The real question is not whether it will rise, but whether you can survive until it does. Bitcoin may certainly rebound in the future, but the most dangerous mistake in investing is mistaking "the end result may be correct" for "the path can be ignored." Many traders fail not because they misjudge the destination, but because they cannot endure the journey.

You can believe that Bitcoin will retain its value in the long run, and that it will continue to be an important part of some kind of digital asset system in the future. But this does not mean you should blindly buy at every dip. Faith can give you the means to hold onto something, but faith cannot manage risk for you.

Without a new narrative, supportive credit spreads, a return of capital flows, and structurally significant higher and lower points, then so-called bottom-fishing is merely emotional trading. You think you are investing against the grain, but actually, you are just fighting against liquidity.

The focus must never be on predicting a specific point. Locations may change, but the structure does not lie. The real problem exposed by this round of Bitcoin's decline is its diminishing exclusivity after AI usurped the offensive narrative and gold usurped the defensive narrative. It can still be traded, it can still rebound, and it can still become a strong asset again at some point, but only if it can rediscover its institutional position.

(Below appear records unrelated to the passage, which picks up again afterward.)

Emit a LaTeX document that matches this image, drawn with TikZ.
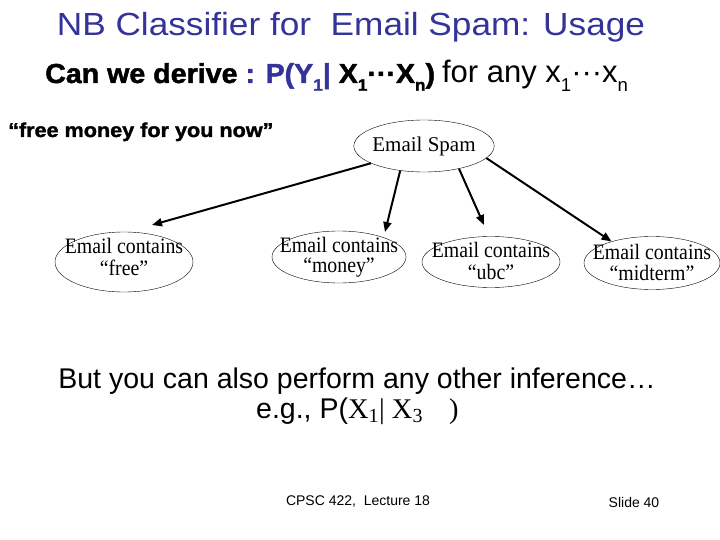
\documentclass[tikz,border=0pt]{standalone}
\usepackage{fontspec}
\setmainfont{Liberation Serif}
\setsansfont{Liberation Sans}
\newfontfamily\arialf{Liberation Sans}
\newfontfamily\heavyf[BoldFeatures={FakeBold=1.6}]{Liberation Sans}
\newfontfamily\timesf{Liberation Serif}
\usetikzlibrary{shapes.geometric,arrows.meta}
\definecolor{slideblue}{RGB}{51,51,153}
\newcommand{\lowsub}[1]{\raisebox{-0.28em}{\scalebox{0.6}{#1}}}
\newcommand{\elab}[3][0pt]{\raisebox{#1}[\height][\depth]{\scalebox{0.9}[1]{\begin{tabular}{@{}c@{}}#2\\#3\end{tabular}}}}
\begin{document}
\begin{tikzpicture}[x=1pt,y=-1pt,
  bnode/.style={draw,ellipse,inner xsep=-18pt,inner ysep=-8pt,font=\timesf\fontsize{22}{20}\selectfont},
  conn/.style={line width=2pt,-{Triangle[length=10pt,width=8pt]}}]
\useasboundingbox[fill=white] (0,0) rectangle (720,540);
\node[font=\arialf\fontsize{32}{34}\selectfont,text=slideblue,anchor=base,inner sep=0pt] (title) at (351,36) {\scalebox{1.1}[1]{NB Classifier for\ \ Email Spam: Usage}};
\node[anchor=base west,inner sep=0pt] (q) at (45,83) {\scalebox{1.04}[1]{\heavyf\bfseries\fontsize{27.5}{28}\selectfont Can we derive \textcolor{slideblue}{: P(Y\lowsub{1}|} X\lowsub{1}···X\lowsub{n})}\hspace{7pt}{\arialf\fontsize{31}{36}\selectfont for any x\lowsub{1}···x\lowsub{n}}};
\node[anchor=base west,inner sep=0pt,font=\heavyf\bfseries\fontsize{20}{22}\selectfont] (ex) at (8,137) {\scalebox{1.08}[1]{“free money for you now”}};
\node[bnode,font=\timesf\fontsize{21}{21}\selectfont,inner xsep=-2pt,inner ysep=0pt,minimum width=138pt,minimum height=52pt] (spam) at (424,146) {Email Spam};
\node[bnode,minimum width=138pt,minimum height=60pt] (free) at (124,262) {\elab[2pt]{Email contains}{“free”}};
\node[bnode,minimum width=134pt,minimum height=52pt] (money) at (339,257) {\elab[-1pt]{Email contains}{“money”}};
\node[bnode,minimum width=138pt,minimum height=51pt] (ubc) at (491,262) {\elab[-2pt]{Email contains}{“ubc”}};
\node[bnode,minimum width=136pt,minimum height=53pt] (mid) at (652,263) {\elab[-2pt]{Email contains}{“midterm”}};
\draw[conn] (spam.198) -- ([shift={(28pt,37pt)}]free.center);
\draw[conn] (spam.226) -- ([shift={(46pt,25pt)}]money.center);
\draw[conn] (spam.327) -- ([shift={(-7pt,37pt)}]ubc.center);
\draw[conn] (spam.349) -- (mid.152);
\node[font=\arialf\fontsize{28.5}{30}\selectfont] (but) at (357,381) {But you can also perform any other inference…};
\node[font=\arialf\fontsize{28.5}{30}\selectfont,anchor=west,inner sep=0pt] (eg) at (256,411) {e.g., P({\timesf X\textsubscript{1}| X\textsubscript{3}\hspace{26pt})}};
\node[font=\arialf\fontsize{14}{16}\selectfont] (foot) at (358,502) {CPSC 422,\ \ Lecture 18};
\node[font=\arialf\fontsize{14}{16}\selectfont] (slide) at (634,502) {Slide 40};
\end{tikzpicture}
\end{document}
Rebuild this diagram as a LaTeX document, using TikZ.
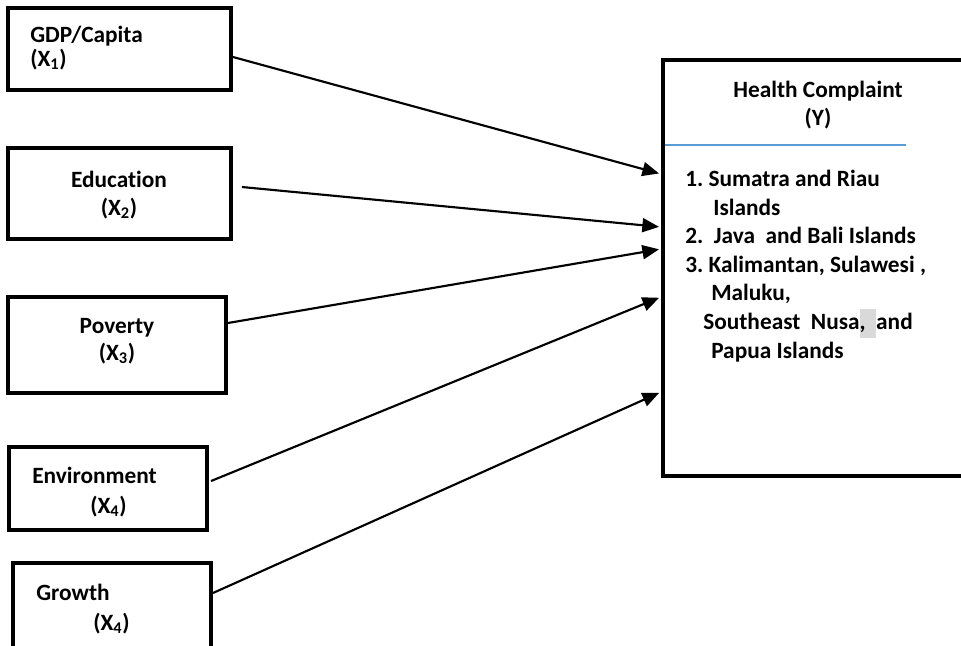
\documentclass[tikz,border=0pt]{standalone}
\usepackage{fontspec}
\setmainfont{Carlito}[Ligatures={NoCommon}]
\usetikzlibrary{arrows.meta}
\frenchspacing

\definecolor{ruleblue}{RGB}{91,155,213}
\definecolor{hlgray}{RGB}{217,217,217}

\begin{document}
\begin{tikzpicture}[
    x=0.75pt, y=-0.75pt,
    varbox/.style={draw, line width=3pt, inner sep=0pt},
    lbl/.style={font=\fontsize{17.5}{21}\selectfont\bfseries, inner sep=0pt},
    arr/.style={line width=1.6pt, shorten >=1.5pt, -{Triangle[length=12.5pt,width=10.5pt]}}
]

\useasboundingbox (0,0) rectangle (961,646);
\fill[white] (0,0) rectangle (961,646);
\clip (0,0) rectangle (961,646);

% Input boxes
\node[varbox, minimum width=167.25pt, minimum height=61.5pt] (gdp) at (119.5,49) {};
\node[varbox, minimum width=167.25pt, minimum height=68.25pt] (edu) at (119,193) {};
\node[varbox, minimum width=163.5pt, minimum height=72pt] (pov) at (117,345) {};
\node[varbox, minimum width=148.5pt, minimum height=62.25pt] (env) at (108,488.5) {};
\node[varbox, minimum width=148.5pt, minimum height=76.5pt] (grow) at (112,614) {};

% Labels of the input boxes (anchored at the last baseline)
\node[lbl, align=left, anchor=base west] (gdpT) at (30,66) {GDP/Capita\\[-3.5pt](X\textsubscript{1})};
\node[lbl, align=center, anchor=base] (eduT) at (119,215) {Education\\(X\textsubscript{2})};
\node[lbl, align=center, anchor=base] (povT) at (117,360) {Poverty\\[-0.75pt](X\textsubscript{3})};
\node[lbl, align=left, anchor=base west] (envT) at (32,513) {Environment\\[1.5pt]\hspace*{43.5pt}(X\textsubscript{4})};
\node[lbl, align=left, anchor=base west] (growT) at (36,630) {Growth\\[1.5pt]\hspace*{42.75pt}(X\textsubscript{4})};

% Output box
\node[varbox, minimum width=260.25pt, minimum height=312pt] (health) at (836.5,268) {};
\node[lbl, align=center, anchor=base] (healthT) at (818,125) {Health Complaint\\(Y)};
\draw[ruleblue, line width=0.8pt] (665,145) coordinate (ruleL) -- (906,145) coordinate (ruleR);
\node[lbl, align=left, anchor=base west, font=\fontsize{17.5}{21.4}\selectfont\bfseries] (islands) at (685,358) {%
  1. Sumatra and Riau\\
  \hspace*{21pt}Islands\\
  2.\ \ Java\ \ and Bali Islands\\
  3. Kalimantan, Sulawesi ,\\
  \hspace*{19.5pt}Maluku,\\
  \hspace*{13.5pt}Southeast\ \ Nusa{\setlength{\fboxsep}{0pt}\colorbox{hlgray}{\strut,\ \ }}and\\
  \hspace*{19.5pt}Papua Islands};

% Arrows
\draw[arr] ([yshift=-6pt]gdp.east) -- ([yshift=70.5pt]health.west);
\draw[arr] ([xshift=7pt,yshift=4.5pt]edu.east) -- ([yshift=30.75pt]health.west);
\draw[arr] ([yshift=16.5pt]pov.east) -- ([yshift=14.25pt]health.west);
\draw[arr] ([xshift=1.5pt,yshift=5.6pt]env.east) -- ([yshift=-21.75pt]health.west);
\draw[arr] ([yshift=15.75pt]grow.east) -- ([yshift=-93pt]health.west);

\end{tikzpicture}
\end{document}
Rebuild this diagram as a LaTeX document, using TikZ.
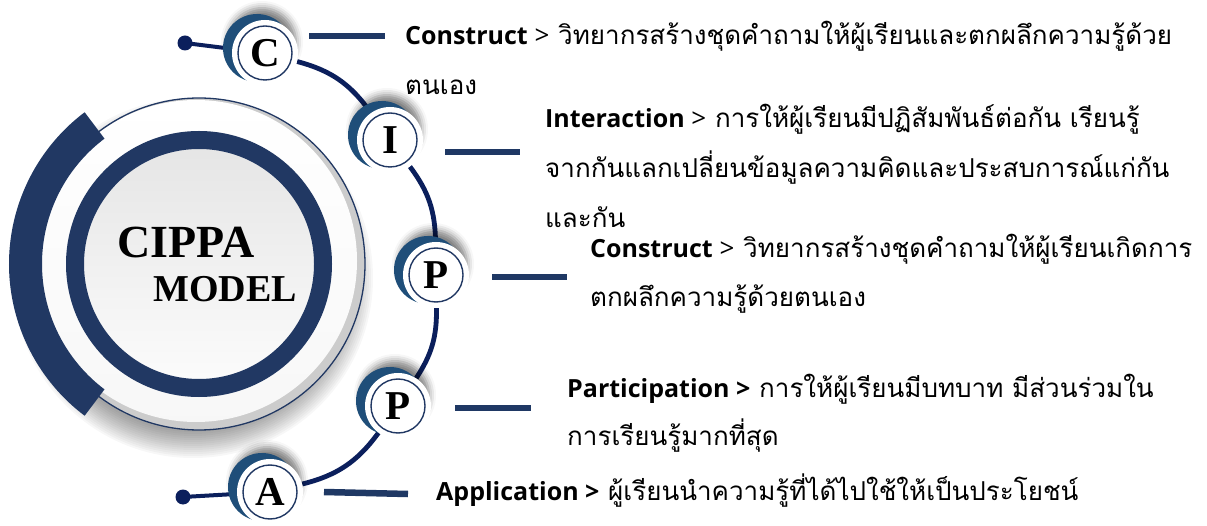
\documentclass[tikz,border=0pt]{standalone}
\usepackage{fontspec}
\setmainfont{Liberation Serif}
\newfontfamily\thai[Script=Thai]{Loma}
\newfontfamily\lat{Open Sans}
\usetikzlibrary{shadows.blur,calc}
\definecolor{navy}{HTML}{213863}
\definecolor{cres}{HTML}{1F4E79}
\definecolor{connc}{HTML}{0B1F5C}
\definecolor{barc}{HTML}{1F3864}
\pgfdeclarelayer{front}
\pgfsetlayers{main,front}
\newcommand{\en}[1]{{\fontsize{25}{25}\selectfont\lat\bfseries #1}}
\begin{document}
\begin{tikzpicture}[x=1pt,y=1pt,
  letter/.style={circle, fill=white, minimum size=66pt, inner sep=0pt, font=\fontsize{41}{41}\selectfont\bfseries},
  thinring/.style={draw=navy, line width=1.4pt},
  conn/.style={draw=connc, line width=4.8pt},
  barline/.style={draw=barc, line width=6.5pt},
  desc/.style={anchor=base west, inner sep=0pt, font=\fontsize{26}{26}\selectfont\thai},
  dotst/.style={circle, fill=connc, minimum size=15pt, inner sep=0pt},
  crescent/.style={fill=cres, blur shadow={shadow xshift=5pt, shadow yshift=6pt, shadow blur radius=7pt, shadow opacity=50}}]
\useasboundingbox (0,0) rectangle (1207,-526);
\coordinate (O) at (199,-264);
% big circle shadow (soft)
\foreach \k in {0,...,13}{
  \fill[black, opacity=0.03] ($(O)+(-6,-14)$) circle ({180-2*\k});
}
\fill[gray!40] (O) circle (166);
\shade[top color=white, bottom color=gray!6] ($(O)+(-3,3)$) circle (161);
\draw[navy, line width=1.3pt] (O) circle (166);
\fill[navy] ($(O)+(127:190)$) arc[start angle=127, end angle=233, radius=190]
  -- ($(O)+(233:157)$) arc[start angle=233, end angle=127, radius=157] -- cycle;
\shade[top color=gray!20, bottom color=gray!3] (O) circle (116);
\draw[navy, line width=18pt] (O) circle (124);
\node[anchor=base, inner sep=0pt, font=\fontsize{46}{46}\selectfont\bfseries] (cippa) at (186,-258) {CIPPA};
\node[anchor=base, inner sep=0pt, font=\fontsize{38}{38}\selectfont\bfseries] (model) at (225,-302) {MODEL};
% small nodes
\coordinate (pC) at (265,-53);
\coordinate (pI) at (390,-140);
\coordinate (pP1) at (436,-275);
\coordinate (pP2) at (398,-406);
\coordinate (pA) at (270,-492);
\begin{pgfonlayer}{front}
\foreach \p in {pC,pI,pP1,pP2,pA}{
  \fill[crescent] ($(\p)+(-8,5)$) circle (34);
}
\node[letter] (C) at (pC) {C};
\node[letter] (I) at (pI) {I};
\node[letter] (P1) at (pP1) {P};
\node[letter] (P2) at (pP2) {P};
\node[letter] (A) at (pA) {A};
\foreach \n in {C,I,P1,P2,A}{
  \draw[thinring] (\n.center) circle (27);
}
\end{pgfonlayer}
\node[dotst] (dC) at (185,-43) {};
\node[dotst] (dA) at (183,-497) {};
\draw[conn, line width=4pt] (dC.center) -- (C);
\draw[conn, line width=4pt] (dA.center) -- (A);
\draw[conn] (C) to[bend left=20] (I);
\draw[conn] (I) to[bend left=18] (P1);
\draw[conn] (P1) to[bend left=17] (P2);
\draw[conn] (P2) to[bend left=20] (A);
% bars
\coordinate (bC1) at (309,-36); \coordinate (bC2) at (385,-36);
\coordinate (bI1) at (445,-152); \coordinate (bI2) at (520,-152);
\coordinate (bP11) at (492,-277); \coordinate (bP12) at (567,-277);
\coordinate (bP21) at (455,-408); \coordinate (bP22) at (531,-408);
\coordinate (bA1) at (324,-492); \coordinate (bA2) at (408,-494);
\draw[barline] (bC1) -- (bC2);
\draw[barline] (bI1) -- (bI2);
\draw[barline] (bP11) -- (bP12);
\draw[barline] (bP21) -- (bP22);
\draw[barline] (bA1) -- (bA2);
% texts
\node[desc] (t1a) at (405,-45) {\en{Construct}{\lat{} >} วิทยากรสร้างชุดคำถามให้ผู้เรียนและตกผลึกความรู้ด้วย};
\node[desc] (t1b) at (405,-95) {ตนเอง};
\node[desc] (t2a) at (545,-128) {\en{Interaction}{\lat{} >} การให้ผู้เรียนมีปฏิสัมพันธ์ต่อกัน เรียนรู้};
\node[desc] (t2b) at (545,-178) {จากกันแลกเปลี่ยนข้อมูลความคิดและประสบการณ์แก่กัน};
\node[desc] (t2c) at (545,-228) {และกัน};
\node[desc] (t3a) at (590,-258) {\en{Construct}{\lat{} >} วิทยากรสร้างชุดคำถามให้ผู้เรียนเกิดการ};
\node[desc] (t3b) at (590,-307) {ตกผลึกความรู้ด้วยตนเอง};
\node[desc] (t4a) at (567,-397) {\en{Participation >} การให้ผู้เรียนมีบทบาท มีส่วนร่วมใน};
\node[desc] (t4b) at (567,-445) {การเรียนรู้มากที่สุด};
\node[desc] (t5a) at (436,-500) {\en{Application >} ผู้เรียนนำความรู้ที่ได้ไปใช้ให้เป็นประโยชน์};
\end{tikzpicture}
\end{document}
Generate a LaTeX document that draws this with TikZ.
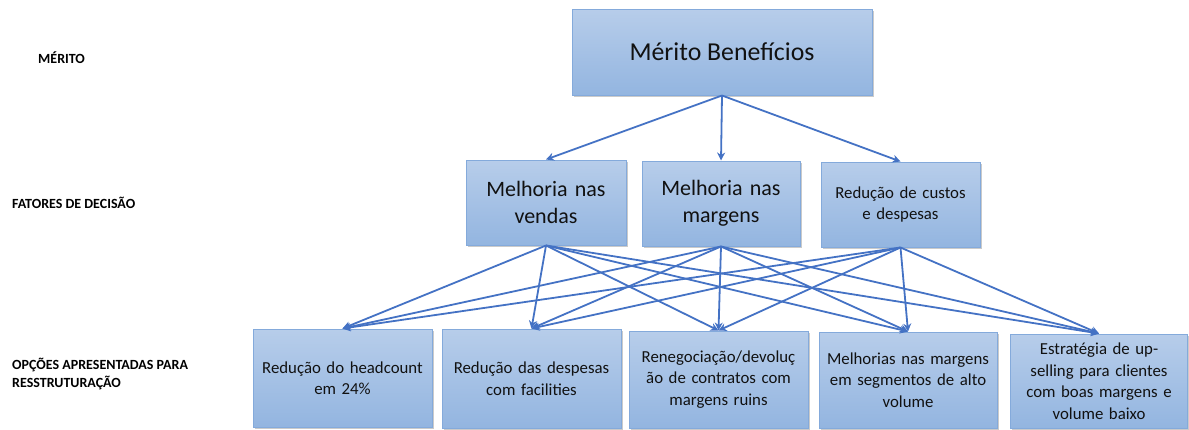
\documentclass[tikz,border=0pt]{standalone}
\usepackage{fontspec}
\setmainfont{Carlito}
\usetikzlibrary{arrows.meta,shadows}
\definecolor{boxtop}{HTML}{B7CDEA}
\definecolor{boxbot}{HTML}{93B5E0}
\definecolor{boxline}{HTML}{84AADB}
\definecolor{arr}{HTML}{4472C4}
\definecolor{txt}{HTML}{111111}
\tikzset{
  box/.style={draw=boxline, line width=1pt, top color=boxtop, bottom color=boxbot,
    drop shadow={shadow xshift=1.5pt, shadow yshift=-1.5pt, opacity=0.35, fill=black!60},
    align=center, inner sep=2pt, text=txt},
  big/.style={font=\fontsize{25.8}{30}\selectfont},
  mid/.style={font=\fontsize{22}{27}\selectfont},
  small/.style={font=\fontsize{16.8}{21.5}\selectfont},
  lvl/.style={anchor=west, align=left, font=\bfseries\fontsize{14}{18}\selectfont, inner sep=0pt},
  con/.style={draw=arr, line width=1.8pt, -{Stealth[length=8pt,width=8pt]}},
}
\begin{document}
\begin{tikzpicture}[x=1pt,y=-1pt]
\useasboundingbox (0,0) rectangle (1189,429);
\node[box, big, minimum width=300pt, minimum height=86pt] (top) at (722,52) {Mérito Benefícios};
\node[box, mid, minimum width=160pt, minimum height=85pt, text width=155pt] (m1) at (546,202.5) {Melhoria nas\\vendas};
\node[box, mid, minimum width=158pt, minimum height=85pt, text width=153pt] (m2) at (721,203.5) {Melhoria nas\\margens};
\node[box, small, minimum width=159pt, minimum height=85pt, text width=154pt] (m3) at (900.5,204.5) {Redução de custos\\e despesas};
\node[box, small, minimum width=179pt, minimum height=98pt, text width=174pt] (b1) at (342.5,378) {Redução do headcount\\em 24\%};
\node[box, small, minimum width=179pt, minimum height=99pt, text width=174pt] (b2) at (531.5,378.5) {Redução das despesas\\com facilities};
\node[box, small, minimum width=179pt, minimum height=97pt, text width=174pt] (b3) at (718.5,379.5) {Renegociação/devoluç\\ão de contratos com\\margens ruins};
\node[box, small, minimum width=178pt, minimum height=96pt, text width=173pt] (b4) at (908,380) {Melhorias nas margens\\em segmentos de alto\\volume};
\node[box, small, minimum width=177pt, minimum height=94pt, text width=172pt] (b5) at (1099,381) {Estratégia de up-\\selling para clientes\\com boas margens e\\volume baixo};
\node[lvl] (l1) at (38,58) {MÉRITO};
\node[lvl] (l2) at (12,203) {FATORES DE DECISÃO};
\node[lvl] (l3) at (12,374) {OPÇÕES APRESENTADAS PARA\\RESSTRUTURAÇÃO};
\foreach \m in {m1,m2,m3} \draw[con] (top.south) -- (\m.north);
\foreach \m in {m1,m2,m3} \foreach \b in {b1,b2,b3,b4,b5} \draw[con] (\m.south) -- (\b.north);
\end{tikzpicture}
\end{document}
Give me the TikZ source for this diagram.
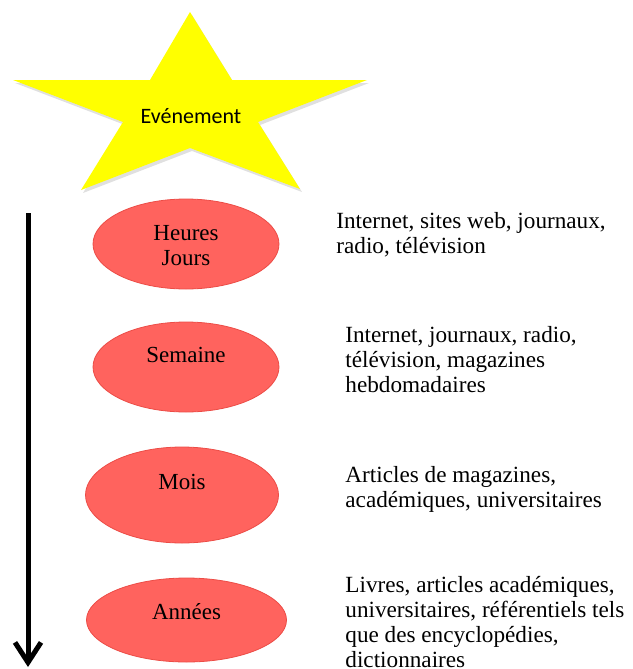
\documentclass[tikz,border=0pt]{standalone}
\usepackage{fontspec}
\setmainfont{Liberation Serif}
\newfontfamily\starfont{Carlito}
\usetikzlibrary{positioning,arrows.meta,shapes.geometric}
\definecolor{starfill}{RGB}{255,255,0}
\definecolor{periodfill}{RGB}{255,99,94}
\definecolor{periodline}{RGB}{236,76,70}

\begin{document}
\begin{tikzpicture}[x=0.5pt,y=-0.5pt,on grid,
  period/.style={ellipse,draw=periodline,fill=periodfill,line width=0.4pt,
    minimum width=93pt,minimum height=45pt,inner sep=0pt},
  tag/.style={align=center,inner sep=0pt,font=\fontsize{11.5}{12.5}\selectfont},
  source/.style={anchor=north west,align=left,inner sep=0pt,
    font=\fontsize{11.6}{12.5}\selectfont}]
\useasboundingbox (0,0) rectangle (632,669);
% star
\fill[black,opacity=.12,shift={(2,3)}] (190,12) -- (232,80) -- (367,80) -- (258,122) -- (300,189)
  -- (190,148) -- (81,190) -- (123,122) -- (13,80) -- (150,80) -- cycle;
\fill[starfill] (190,12) -- (232,80) -- (367,80) -- (258,122) -- (300,189)
  -- (190,148) -- (81,190) -- (123,122) -- (13,80) -- (150,80) -- cycle;
\node[font=\starfont\fontsize{11}{13}\selectfont,inner sep=0pt] (event) at (191,116) {Evénement};
% periods
\node[period] (hours) at (186,244) {};
\node[period,below=61.5pt of hours] (week) {};
\node[period,minimum width=96.5pt,minimum height=48pt,below=64pt of week,xshift=-2pt] (month) {};
\node[period,minimum width=100pt,minimum height=42pt,below=62.5pt of month,xshift=2.25pt] (years) {};
\node[tag] (hourstag) at (186,246) {Heures\\Jours};
\node[tag] (weektag) at (186,355) {Semaine};
\node[tag] (monthtag) at (182,481.5) {Mois};
\node[tag] (yearstag) at (186.5,611.5) {Années};
% sources
\node[source] (hoursmedia) at (336,212) {Internet, sites web, journaux,\\radio, télévision};
\node[source] (weekmedia) at (345,326) {Internet, journaux, radio,\\télévision, magazines\\hebdomadaires};
\node[source] (monthmedia) at (345,466) {Articles de magazines,\\académiques, universitaires};
\node[source] (yearsmedia) at (345,576) {Livres, articles académiques,\\universitaires, référentiels tels\\que des encyclopédies,\\dictionnaires};
% time axis
\coordinate (start) at (28,213);
\coordinate (stop) at (28,667);
\draw[line width=2.5pt,-{Straight Barb[length=10pt,width=13pt]}] (start) -- (stop);
\end{tikzpicture}
\end{document}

Before that, all the arguments that it has fallen too much are insufficient. Bitcoin does not require you to be brave; it requires you to be calm. Don't ask if it is the end. The questions to ask are whether consensus has been rebuilt, whether liquidity has returned, whether the credit market has cooperated, and whether new marginal buyers have emerged. If the answer has not appeared yet, keep waiting. Don't buy when prices are falling. Buy when the system is changing.

Finally, this framework extends far beyond a Bitcoin investment guide. This remains the ultimate guide to all investments involving meme stocks and assets that have no underlying cash flow and rely entirely on faith.